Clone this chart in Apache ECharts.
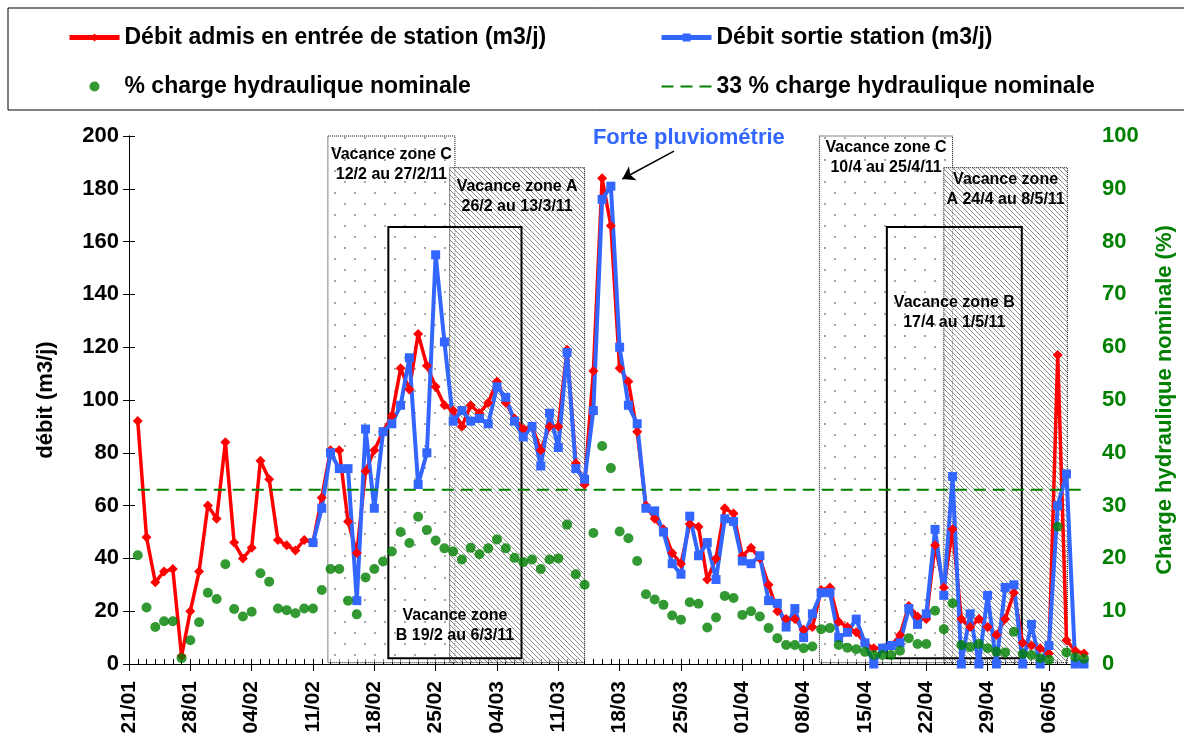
<!DOCTYPE html>
<html>
<head>
<meta charset="utf-8">
<script src="https://cdn.jsdelivr.net/npm/echarts@6/dist/echarts.min.js"></script>
<style>
html, body { margin: 0; padding: 0; background: #fff; }
#chart { width: 1184px; height: 740px; }
</style>
</head>
<body>
<div id="chart"></div>
<script>
// jour 0 = 21/01, un point par jour jusqu'au 10/05
var etiquettes = ['21/01', '28/01', '04/02', '11/02', '18/02', '25/02', '04/03', '11/03',
	'18/03', '25/03', '01/04', '08/04', '15/04', '22/04', '29/04', '06/05'];

var debitEntree = [null,
	92, 48, 31, 35, 36, 3, 20, 35, 60, 55, 84, 46, 40, 44, 77, 70, 47, 45, 43, 47,
	46, 63, 81, 81, 54, 42, 73, 81, 88, 94, 112, 104, 125, 113, 105, 98, 96, 90, 98, 95,
	99, 107, 99, 93, 89, 90, 81, 90, 90, 119, 76, 68, 111, 184, 166, 112, 107, 88, 60, 55,
	51, 42, 38, 53, 52, 32, 40, 59, 57, 41, 44, 40, 30, 20, 17, 17, 13, 14, 28, 29,
	16, 14, 12, 8, 6, 6, 7, 11, 22, 18, 17, 45, 29, 51, 17, 14, 17, 14, 11, 17,
	27, 8, 7, 6, 4, 117, 9, 5, 4];

var debitSortie = [null,
	null, null, null, null, null, null, null, null, null, null, null, null, null, null, null, null, null, null, null, null,
	46, 59, 80, 74, 74, 24, 89, 59, 88, 91, 98, 116, 68, 80, 155, 122, 92, 96, 92, 93,
	91, 105, 101, 92, 86, 90, 75, 95, 82, 118, 74, 70, 96, 176, 181, 120, 98, 91, 59, 58,
	50, 38, 34, 56, 41, 46, 32, 55, 54, 39, 38, 41, 24, 23, 14, 21, 10, 19, 27, 27,
	10, 12, 17, 8, 0, 6, 7, 8, 21, 15, 19, 51, 26, 71, 0, 19, 0, 26, 0, 29,
	30, 0, 15, 0, 7, 60, 72, 0, 0];

var chargePct = [null,
	20.6, 10.7, 7, 8.1, 8.1, 1.1, 4.5, 7.9, 13.5, 12.3, 18.9, 10.4, 9, 9.9, 17.2, 15.6, 10.5, 10.2, 9.6, 10.5,
	10.5, 14, 18, 18, 12, 9.4, 16.4, 18, 19.4, 21.3, 25, 22.9, 27.9, 25.4, 23.4, 21.9, 21.3, 19.8, 22, 20.8,
	21.9, 23.6, 21.9, 20.1, 19.3, 19.8, 18, 19.8, 20, 26.4, 17, 15, 24.8, 41.3, 37.1, 25.1, 23.8, 19.5, 13.2, 12.2,
	11.2, 9.2, 8.4, 11.7, 11.4, 6.9, 8.8, 12.9, 12.5, 9.3, 10, 9, 6.8, 4.9, 3.6, 3.6, 3, 3.3, 6.6, 6.8,
	3.6, 3.1, 2.8, 2.3, 1.7, 1.7, 1.7, 2.5, 4.9, 3.8, 3.8, 10.1, 6.6, 11.5, 3.6, 3.2, 3.8, 3, 2.3, 2.2,
	6.1, 1.9, 1.7, 1.1, 0.8, 26, 2.2, 1.3, 1];

var seuilNominal = 33;

// périodes de vacances (en jours depuis le 21/01)
var vacances = [
	{ texte: 'Vacance zone C\n12/2 au 27/2/11', debut: 22.7, fin: 37.2, bas: 0.5, haut: 205.5, motif: 'points', pos: 'insideTop', dist: 9 },
	{ texte: 'Vacance zone A\n26/2 au 13/3/11', debut: 36.6, fin: 52.0, bas: 0.5, haut: 188, motif: 'hachures', pos: 'insideTop', dist: 9 },
	{ texte: 'Vacance zone C\n10/4 au 25/4/11', debut: 78.8, fin: 94.0, bas: 0.5, haut: 205.5, motif: 'points', pos: 'insideTop', dist: 2 },
	{ texte: 'Vacance zone\nA 24/4 au 8/5/11', debut: 93.0, fin: 107.1, bas: 0.5, haut: 188, motif: 'hachures', pos: 'insideTop', dist: 2 },
	{ texte: 'Vacance zone\nB 19/2 au 6/3/11', debut: 29.6, fin: 44.8, bas: 2.2, haut: 165.5, motif: 'cadre', pos: 'insideBottom', dist: 14 },
	{ texte: 'Vacance zone B\n17/4 au 1/5/11', debut: 86.5, fin: 101.9, bas: 2.2, haut: 165.5, motif: 'cadre', pos: 'insideTop', dist: 67 }
];

var police = "'Liberation Sans', Arial, sans-serif";
var rouge = '#FF0000', bleu = '#3366FF', vert = '#008000';

function points(arr) {
	var out = [];
	arr.forEach(function (v, i) {
		if (v !== null) out.push([i, v]);
	});
	return out;
}

function motifPoints() {
	var c = document.createElement('canvas');
	c.width = 20; c.height = 22;
	var ctx = c.getContext('2d');
	ctx.fillStyle = 'rgba(255,255,255,0.5)';
	ctx.fillRect(0, 0, 20, 22);
	ctx.fillStyle = '#a8a8a8';
	ctx.fillRect(4, 5, 2, 2);
	ctx.fillRect(14, 16, 2, 2);
	return c;
}

function motifHachures() {
	var c = document.createElement('canvas');
	c.width = 5; c.height = 5;
	var ctx = c.getContext('2d');
	ctx.fillStyle = 'rgba(255,255,255,0.5)';
	ctx.fillRect(0, 0, 5, 5);
	ctx.strokeStyle = '#8c8c8c';
	ctx.lineWidth = 1;
	ctx.beginPath();
	ctx.moveTo(-1, -1); ctx.lineTo(6, 6);
	ctx.moveTo(-1, 4); ctx.lineTo(1, 6);
	ctx.moveTo(4, -1); ctx.lineTo(6, 1);
	ctx.stroke();
	return c;
}

var texPoints = { image: motifPoints(), repeat: 'repeat' };
var texHachures = { image: motifHachures(), repeat: 'repeat' };

var zonesData = vacances.map(function (z) {
	var style;
	if (z.motif === 'points') {
		style = { color: texPoints, borderColor: '#000', borderWidth: 1, borderType: 'dotted' };
	} else if (z.motif === 'hachures') {
		style = { color: texHachures, borderColor: '#000', borderWidth: 1, borderType: 'dotted' };
	} else {
		style = { color: 'rgba(0,0,0,0)', borderColor: '#000', borderWidth: 2 };
	}
	return [{
		name: z.texte,
		xAxis: z.debut,
		yAxis: z.haut,
		itemStyle: style,
		label: {
			show: true, position: z.pos, distance: z.dist,
			color: '#000', fontFamily: police, fontWeight: 'bold', fontSize: 16, lineHeight: 20, align: 'center'
		}
	}, { xAxis: z.fin, yAxis: z.bas }];
});

var styleLegende = { fontFamily: police, fontWeight: 'bold', fontSize: 23, color: '#000' };

var chart = echarts.init(document.getElementById('chart'));

chart.setOption({
	animation: false,
	backgroundColor: '#fff',
	graphic: [{
		type: 'rect',
		shape: { x: 8, y: 8, width: 1200, height: 102 },
		style: { fill: 'none', stroke: '#000', lineWidth: 1 },
		silent: true
	}],
	legend: [{
		left: 62, top: 21, orient: 'vertical', itemGap: 26, itemWidth: 50, itemHeight: 10,
		textStyle: styleLegende,
		data: [
			{ name: 'Débit admis en entrée de station (m3/j)', lineStyle: { width: 5 } },
			{ name: '% charge hydraulique nominale' }
		]
	}, {
		left: 654, top: 21, orient: 'vertical', itemGap: 26, itemWidth: 50, itemHeight: 10,
		textStyle: styleLegende,
		data: [
			{ name: 'Débit sortie station (m3/j)', lineStyle: { width: 5 } },
			{ name: '33 % charge hydraulique nominale', itemStyle: { opacity: 0 }, lineStyle: { width: 2 } }
		]
	}],
	grid: { left: 129, right: 95, top: 136, bottom: 76 },
	xAxis: [{
		type: 'value', min: 0, max: 109, interval: 7,
		axisLine: { lineStyle: { color: '#000', width: 1 } },
		axisTick: { length: 7, lineStyle: { color: '#000' } },
		splitLine: { show: false },
		axisLabel: {
			rotate: 90, margin: 17, showMaxLabel: false,
			fontFamily: police, fontWeight: 'bold', fontSize: 21, color: '#000',
			formatter: function (v) { return v % 7 === 0 ? etiquettes[v / 7] : ''; }
		}
	}, {
		type: 'value', min: 0, max: 109, interval: 1, position: 'bottom',
		axisLine: { show: false },
		axisTick: { inside: true, length: 5, lineStyle: { color: '#000' } },
		axisLabel: { show: false },
		splitLine: { show: false }
	}],
	yAxis: [{
		type: 'value', min: 0, max: 200, interval: 20,
		name: 'débit (m3/j)', nameLocation: 'middle', nameRotate: 90, nameGap: 72,
		nameTextStyle: { fontFamily: police, fontWeight: 'bold', fontSize: 22, color: '#000' },
		axisLine: { show: true, lineStyle: { color: '#000' } },
		axisTick: { show: true, length: 6, lineStyle: { color: '#000' } },
		splitLine: { show: false },
		axisLabel: { margin: 10, fontFamily: police, fontWeight: 'bold', fontSize: 22, color: '#000' }
	}, {
		type: 'value', min: 0, max: 100, interval: 10, position: 'right',
		name: 'Charge hydraulique nominale (%)', nameLocation: 'middle', nameRotate: 90, nameGap: 70,
		nameTextStyle: { fontFamily: police, fontWeight: 'bold', fontSize: 22, color: vert },
		axisLine: { show: true, lineStyle: { color: '#000' } },
		axisTick: { show: true, length: 6, lineStyle: { color: '#000' } },
		splitLine: { show: false },
		axisLabel: { margin: 18, fontFamily: police, fontWeight: 'bold', fontSize: 22, color: vert }
	}],
	series: [{
		name: 'Débit admis en entrée de station (m3/j)',
		type: 'line', z: 2,
		data: points(debitEntree),
		symbol: 'diamond', symbolSize: 10,
		lineStyle: { color: rouge, width: 3.5 },
		itemStyle: { color: rouge }
	}, {
		name: 'Débit sortie station (m3/j)',
		type: 'line', z: 2,
		data: points(debitSortie),
		symbol: 'rect', symbolSize: 9,
		lineStyle: { color: bleu, width: 4 },
		itemStyle: { color: bleu }
	}, {
		name: '% charge hydraulique nominale',
		type: 'scatter', yAxisIndex: 1, z: 2,
		data: points(chargePct),
		symbol: 'circle', symbolSize: 10,
		itemStyle: { color: vert }
	}, {
		name: '33 % charge hydraulique nominale',
		type: 'line', yAxisIndex: 1, z: 2,
		data: [[1, seuilNominal], [109, seuilNominal]],
		symbol: 'none',
		lineStyle: { color: vert, width: 2, type: [12, 7] },
		itemStyle: { color: vert }
	}, {
		name: 'vacances',
		type: 'line', z: 3, clip: false, silent: true,
		data: [],
		markArea: { silent: true, data: zonesData }
	}, {
		name: 'annotation',
		type: 'line', z: 4, clip: false, silent: true,
		data: [],
		markLine: {
			silent: true, symbol: ['none', 'arrow'], symbolSize: 12,
			lineStyle: { color: '#000', width: 1.5, type: 'solid' },
			label: { show: false },
			data: [[{ coord: [62.2, 194.3] }, { coord: [56.3, 183.7] }]]
		},
		markPoint: {
			silent: true, symbol: 'circle', symbolSize: 1,
			itemStyle: { color: 'rgba(0,0,0,0)' },
			label: {
				show: true, position: 'inside', color: bleu,
				fontFamily: police, fontWeight: 'bold', fontSize: 22,
				formatter: 'Forte pluviométrie'
			},
			data: [{ coord: [63.9, 199.4] }]
		}
	}]
});
</script>
</body>
</html>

§ INSTRUCTION: Leave out the pictures, then repeat the listing above exactly from its first line to the line with "27, 8, 7, 6, 4, 117, 9, 5, 4];", inclusive.

§ CORRECT ANSWER:
Clone this chart in Apache ECharts.
<!DOCTYPE html>
<html>
<head>
<meta charset="utf-8">
<script src="https://cdn.jsdelivr.net/npm/echarts@6/dist/echarts.min.js"></script>
<style>
html, body { margin: 0; padding: 0; background: #fff; }
#chart { width: 1184px; height: 740px; }
</style>
</head>
<body>
<div id="chart"></div>
<script>
// jour 0 = 21/01, un point par jour jusqu'au 10/05
var etiquettes = ['21/01', '28/01', '04/02', '11/02', '18/02', '25/02', '04/03', '11/03',
	'18/03', '25/03', '01/04', '08/04', '15/04', '22/04', '29/04', '06/05'];

var debitEntree = [null,
	92, 48, 31, 35, 36, 3, 20, 35, 60, 55, 84, 46, 40, 44, 77, 70, 47, 45, 43, 47,
	46, 63, 81, 81, 54, 42, 73, 81, 88, 94, 112, 104, 125, 113, 105, 98, 96, 90, 98, 95,
	99, 107, 99, 93, 89, 90, 81, 90, 90, 119, 76, 68, 111, 184, 166, 112, 107, 88, 60, 55,
	51, 42, 38, 53, 52, 32, 40, 59, 57, 41, 44, 40, 30, 20, 17, 17, 13, 14, 28, 29,
	16, 14, 12, 8, 6, 6, 7, 11, 22, 18, 17, 45, 29, 51, 17, 14, 17, 14, 11, 17,
	27, 8, 7, 6, 4, 117, 9, 5, 4];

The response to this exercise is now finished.